┌──

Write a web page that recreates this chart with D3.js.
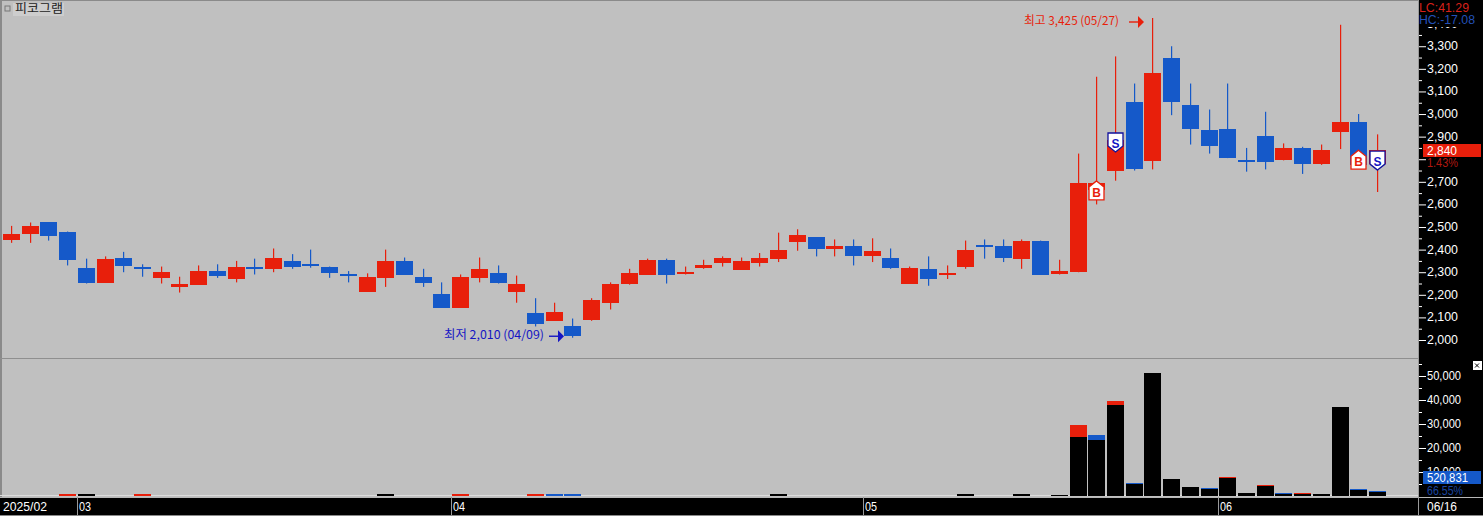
<!DOCTYPE html>
<html><head><meta charset="utf-8">
<style>html,body{margin:0;padding:0;background:#000;overflow:hidden}svg{display:block}
text{font-family:"Liberation Sans",Arial,sans-serif}</style>
<script src="https://cdn.jsdelivr.net/npm/d3@7"></script></head><body><svg id="c" width="1483" height="516"></svg>
<script>
const opens =[2445,2470,2520,2480,2320,2255,2365,2325,2275,2235,2245,2305,2270,2325,2315,2350,2335,2325,2290,2215,2275,2350,2280,2205,2145,2275,2295,2215,2120,2085,2060,2085,2165,2245,2290,2355,2290,2315,2345,2310,2345,2360,2435,2455,2400,2415,2375,2365,2250,2315,2285,2325,2420,2415,2360,2440,2290,2300,2665,2750,3055,2790,3250,3040,2930,2935,2795,2905,2795,2850,2780,2920,2965,2780];
const highs =[2505,2520,2520,2480,2360,2370,2390,2335,2325,2280,2330,2335,2350,2360,2405,2380,2400,2325,2305,2295,2400,2365,2315,2255,2290,2365,2330,2285,2185,2165,2095,2185,2255,2315,2360,2360,2325,2355,2370,2365,2385,2475,2490,2455,2445,2445,2450,2405,2325,2370,2330,2440,2445,2445,2445,2440,2355,2825,3165,3255,3135,3425,3300,3135,3020,3135,2850,3010,2870,2855,2865,3395,3000,2910];
const lows  =[2430,2430,2440,2330,2250,2255,2300,2280,2250,2210,2245,2275,2255,2290,2300,2315,2320,2275,2255,2215,2235,2290,2235,2145,2145,2255,2250,2165,2060,2085,2010,2085,2135,2245,2290,2250,2290,2315,2325,2310,2325,2345,2395,2370,2370,2330,2345,2315,2250,2240,2270,2315,2360,2345,2315,2290,2290,2300,2600,2705,2750,2755,2995,2865,2825,2805,2745,2755,2795,2735,2775,2845,2775,2655];
const closes=[2470,2505,2460,2355,2255,2360,2330,2315,2300,2250,2305,2285,2325,2320,2365,2325,2325,2300,2280,2280,2350,2290,2255,2145,2280,2315,2250,2250,2070,2125,2015,2175,2250,2295,2355,2290,2300,2330,2365,2350,2365,2400,2465,2400,2415,2370,2395,2320,2320,2270,2295,2400,2410,2360,2440,2290,2305,2695,2695,2885,2760,3180,3055,2935,2860,2805,2790,2790,2850,2780,2840,2965,2775,2840];
// volume in thousands: the lower (black) part and the full height with its coloured cap
const volumes=[0.1,0.1,0.1,0,0.8,0.1,0.1,0,0.1,0.1,0.1,0.1,0.1,0.1,0.1,0.1,0.1,0.1,0.1,0.1,0.8,0.1,0.1,0.1,0,0.1,0.1,0.1,0,0,0,0.1,0.1,0.1,0.1,0.1,0.1,0.1,0.1,0.1,0.1,0.8,0.1,0.1,0.1,0.1,0.1,0.1,0.1,0.1,0.1,0.8,0.1,0.1,0.8,0.1,0.4,24.6,23.3,37.9,5.0,51.2,7.1,3.75,2.9,7.4,1.25,4.1,0.8,0.8,0.85,37.1,2.5,1.7];
const volTotals=[0.1,0.1,0.1,0.8,0.8,0.1,0.1,0.8,0.1,0.1,0.1,0.1,0.1,0.1,0.1,0.1,0.1,0.1,0.1,0.1,0.8,0.1,0.1,0.1,0.8,0.1,0.1,0.1,0.8,0.8,0.8,0.1,0.1,0.1,0.1,0.1,0.1,0.1,0.1,0.1,0.1,0.8,0.1,0.1,0.1,0.1,0.1,0.1,0.1,0.1,0.1,0.8,0.1,0.1,0.8,0.1,0.4,29.6,25.4,39.6,5.5,51.2,7.1,3.75,3.35,7.9,1.25,4.6,1.25,1.25,0.85,37.1,2.95,2.15];
const capColors={3:"r",7:"r",24:"r",28:"r",29:"b",30:"b",57:"r",58:"b",59:"r",60:"b",64:"b",65:"r",67:"r",68:"b",69:"r",72:"b",73:"b"};
const priceTicks=[2000,2100,2200,2300,2400,2500,2600,2700,2800,2900,3000,3100,3200,3300,3400];
const priceMinor=[2050,2150,2250,2350,2450,2550,2650,2750,2850,2950,3050,3150,3250,3350];
const volTicks=[10000,20000,30000,40000,50000];
const volMinor=[5000,15000,25000,35000,45000,55000];
const monthIdx=[4,24,46,65];
const monthLabels=["03","04","05","06"];
const signals=[{i:58,t:"B",p:2704},{i:59,t:"S",p:2832},{i:72,t:"B",p:2840},{i:73,t:"S",p:2752}];

const W=1483,AX=1419;
const RED="#e81f0b",BLUE="#1559c9",NAVY="#1515c4";
const svg=d3.select("#c");
const x=d3.scalePoint().domain(d3.range(opens.length)).range([11,1377]);
const y=d3.scaleLinear().domain([2000,3425]).range([340,18]);
const yV=d3.scaleLinear().domain([0,50]).range([496,376]);
const yVt=d3.scaleLinear().domain([0,50000]).range([496,376]);
const T=(g,s,px,py,o={})=>{const e=g.append("text").attr("x",px).attr("y",py).attr("dy","0.35em").text(s)
  .attr("fill",o.fill||"#fff").attr("font-size",o.size||13);
  if(o.len)e.attr("textLength",o.len).attr("lengthAdjust","spacingAndGlyphs");
  if(o.family)e.style("font-family",o.family);if(o.weight)e.attr("font-weight",o.weight);return e;};
const R=(g,a,b,w,h,f)=>g.append("rect").attr("x",a).attr("y",b).attr("width",w).attr("height",h).attr("fill",f);

R(svg,0,0,W,516,"#000");
R(svg,0,0,AX-1,497,"#c0c0c0");
R(svg,0,0,AX-1,1,"#8a8a8a");
R(svg,0,0,2,497,"#8a8a8a");
R(svg,0,358,AX-1,1,"#8f8f8f");
R(svg,0,495,AX-1,1,"#dcdcdc");

// candles
const cg=svg.append("g");
const col=i=>closes[i]>=opens[i]?RED:BLUE;
const cx=i=>Math.round(x(i));
cg.selectAll(".w").data(d3.range(opens.length)).join("rect")
  .attr("x",cx).attr("width",1.2).attr("y",i=>y(highs[i])).attr("height",i=>y(lows[i])-y(highs[i])).attr("fill",col);
cg.selectAll(".b").data(d3.range(opens.length)).join("rect")
  .attr("x",i=>cx(i)-8).attr("width",17)
  .attr("y",i=>Math.round(y(Math.max(opens[i],closes[i]))))
  .attr("height",i=>Math.max(2,Math.round(Math.abs(y(opens[i])-y(closes[i])))))
  .attr("fill",col);

// volume
const vg=svg.append("g");
const vy=v=>Math.round(yV(v));
vg.selectAll(".c").data(d3.range(opens.length).filter(i=>capColors[i])).join("rect")
  .attr("x",i=>cx(i)-8).attr("width",17).attr("y",i=>vy(volTotals[i])).attr("height",i=>yV(0)-vy(volTotals[i]))
  .attr("fill",i=>capColors[i]==="r"?RED:BLUE);
vg.selectAll(".v").data(d3.range(opens.length).filter(i=>volumes[i]>=0.4)).join("rect")
  .attr("x",i=>cx(i)-8).attr("width",17).attr("y",i=>vy(volumes[i])).attr("height",i=>yV(0)-vy(volumes[i]))
  .attr("fill","#000");

// signals
signals.forEach(s=>{
  const px=cx(s.i)+0.5,py=y(s.p),g=svg.append("g"),buy=s.t==="B",h=7.5,d=buy?1:-1;
  const c=buy?RED:"#10109c";
  const pts=[[0,0],[h,6*d],[h,19*d],[-h,19*d],[-h,6*d]].map(p=>[px+p[0],py+p[1]]);
  g.append("path").attr("d",d3.line()(pts)+"Z").attr("fill","#fff").attr("stroke",c).attr("stroke-width",1.3);
  T(g,s.t,px,py+(buy?12:-8.5),{fill:buy?RED:"#1515c4",size:12,weight:"bold"}).attr("text-anchor","middle");
});

// annotations
const ann=(txt,tx,ty,len,ax0,ax1,ay,c)=>{
  T(svg,txt,tx,ty,{fill:c,size:12,len:len,family:"'Noto Sans CJK KR','Liberation Sans'"});
  svg.append("path").attr("d",d3.line()([[ax0,ay],[ax1-6,ay]])).attr("stroke",c).attr("stroke-width",1.4);
  svg.append("path").attr("d",d3.line()([[ax1-6,ay-6],[ax1,ay],[ax1-6,ay+6]])+"Z").attr("fill",c);
};
ann("최고 3,425 (05/27)",1024,21,95,1129,1144,y(3425)+4,RED);
ann("최저 2,010 (04/09)",444,335,100,549,564,y(2010)-1.5,NAVY);

// title
R(svg,13,3,51,13,"#cdcdcd");
R(svg,5,6,5,5,"#c0c0c0").attr("stroke","#777");
T(svg,"피코그램",15,9,{fill:"#222",size:12,len:48,family:"'Noto Sans CJK KR'"});

// right axes
const fmt=d3.format(",");
const axis=(scale,vals,minor,wid)=>{
  const a=svg.append("g").attr("transform",`translate(${AX},0)`);
  a.call(d3.axisRight(scale).tickValues(vals).tickFormat(v=>v===2800?"":fmt(v)).tickSize(7).tickPadding(1));
  a.select(".domain").remove();
  a.selectAll("line").attr("stroke","#fff");
  a.selectAll("text").attr("fill","#fff").attr("font-size",13).attr("dy","0.27em").style("font-family","'Liberation Sans'")
    .filter(v=>v!==2800).attr("textLength",wid).attr("lengthAdjust","spacingAndGlyphs");
  const m=svg.append("g").attr("transform",`translate(${AX},0)`);
  m.call(d3.axisRight(scale).tickValues(minor).tickFormat("").tickSize(3));
  m.select(".domain").remove();
  m.selectAll("line").attr("stroke","#fff");
};
axis(y,priceTicks,priceMinor,31);
axis(yVt,volTicks,volMinor,34);
R(svg,AX-1,0,1,497,"#9a9a9a");

// price readouts
R(svg,AX,0,W-AX,27,"#000");
T(svg,"LC:41.29",1419,8,{fill:"#d8201a",size:12.5,len:50});
T(svg,"HC:-17.08",1419,20,{fill:"#2350b8",size:12.5,len:56});
R(svg,1427,157,W-1427,12,"#000");
R(svg,1423,144,58,13,RED);
T(svg,"2,840",1427,150.5,{size:13,len:30});
T(svg,"1.43%",1427,162,{fill:"#b01810",size:13,len:31});

// volume readouts
R(svg,1427,484,W-1427,12,"#000");
R(svg,1423,471,58,13,BLUE);
T(svg,"520,831",1427,477.5,{size:13,len:41});
T(svg,"66.55%",1427,490,{fill:"#1a45a0",size:13,len:36});
R(svg,1473,361,9,9,"#fff");
svg.append("path").attr("d","M1475,363.5l4,4M1479,363.5l-4,4").attr("stroke","#000").attr("stroke-width",1);

// date strip
R(svg,0,497,W,1,"#b8b8b8");
R(svg,0,515,W,1,"#8a8a8a");
T(svg,"2025/02",3,506,{size:13,len:44});
const gx=svg.append("g");
monthIdx.forEach((m,k)=>{
  const px=cx(m)-9;
  R(gx,px,497,1,18,"#9a9a9a");
  T(gx,monthLabels[k],px+2,506,{size:13,len:12});
});
R(svg,AX-1,497,1,18,"#9a9a9a");
T(svg,"06/16",1427,506,{size:13,len:30});
</script></body></html>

└──

[Exercise prompt]: Provide only the count of lines in the material above that hold the word "with".

[Output of the task]: 2